Sit down- shut up!
This is my advice to WTW, Mercer and Aon who are facing the Competition and Market Authority’s probe into their behaviour as investment consultants.
They are reported in the FT “denouncing the FCA’s flawed report” that got them in this pickle
Mine is advice given to rival football fans when they are facing a penalty. It is good advice.Here’s another piece of advice
When you’re in a hole – stop digging,
And here’s some advice to the victims of bullying
From the Daily Mirror for “12 ways to beat bullies“. This should be read by anyone who comes in contact with the “big three” in “denouncing” mode.
- Don’t become resigned to being a victim. You CAN help yourself and get others to help you
- TELL a friend what is happening. It will be harder for the bully to pick on you if you have a pal with you for support.

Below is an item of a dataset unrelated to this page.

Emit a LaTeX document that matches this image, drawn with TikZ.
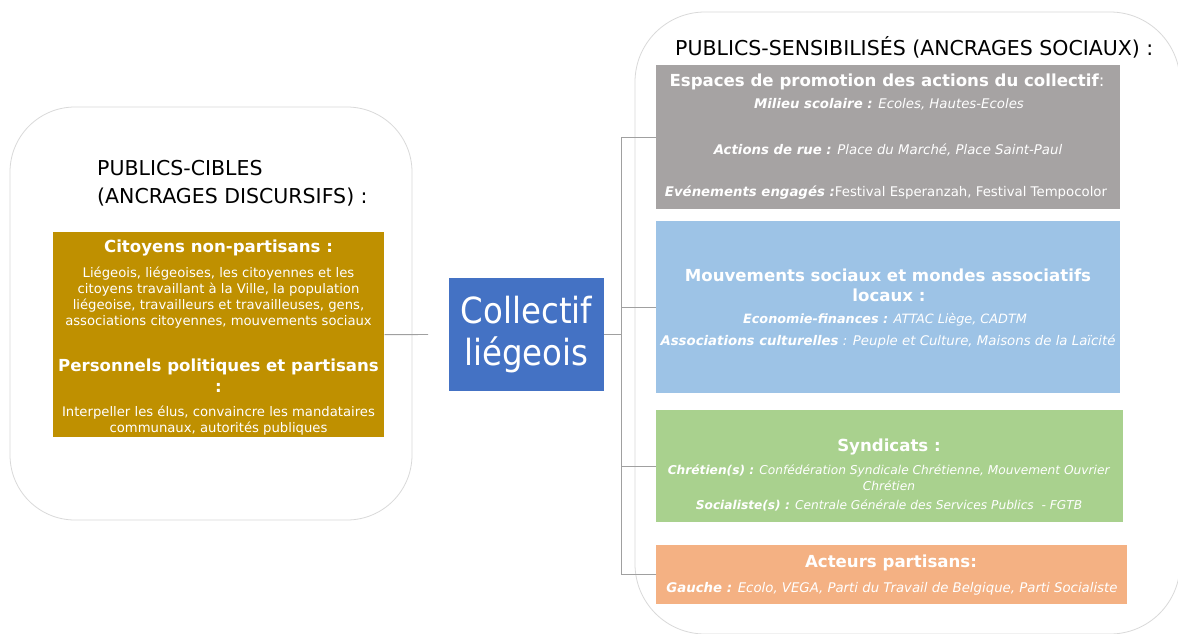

- TRY to ignore the bully or say “No!” really firmly, then walk away
- MOST bullied people have negative body language – hunched up and looking at the floor. Try to stand straight and make eye contact
- IF you don’t want to do something, don’t give in to pressure. Be firm. Remember, everyone has the right to say no.
- SIMPLY repeat a statement again and again: “No, you can’t have my lunch money, no, you can’t have my lunch money!” The bully will get bored because they are not getting anywhere and give up
- MAKE your phrase short and precise: Say “It’s my pencil.” or “Go away” firmly
- DON’T show that you are upset or angry. Bullies love to get a reaction – it’s “fun”. Keep calm and hide your emotions – the bully might get bored and leave you alone
- MAKE up funny or clever replies in advance. They don’t have to be brilliant, but it helps to have an answer ready. Practise saying them at home. If the bully says: “Give me your sweets,” you could say: “OK, but my dog licked them so they don’t taste very nice.”
- STOP thinking like a victim. If you have been bullied for a long time, you might start to believe what the bully says – that you’re ugly, awful and no one will ever like you. This is “victim-think”.
- MAKE a list of all the good things you can think of about yourself. Talk to yourself in a positive way. Say: “I may not look like a film star, but I’m good at maths and have a brilliant sense of humour.”
- KEEP a diary about what is happening. A written record of the bullying makes it much easier to prove what has been going on.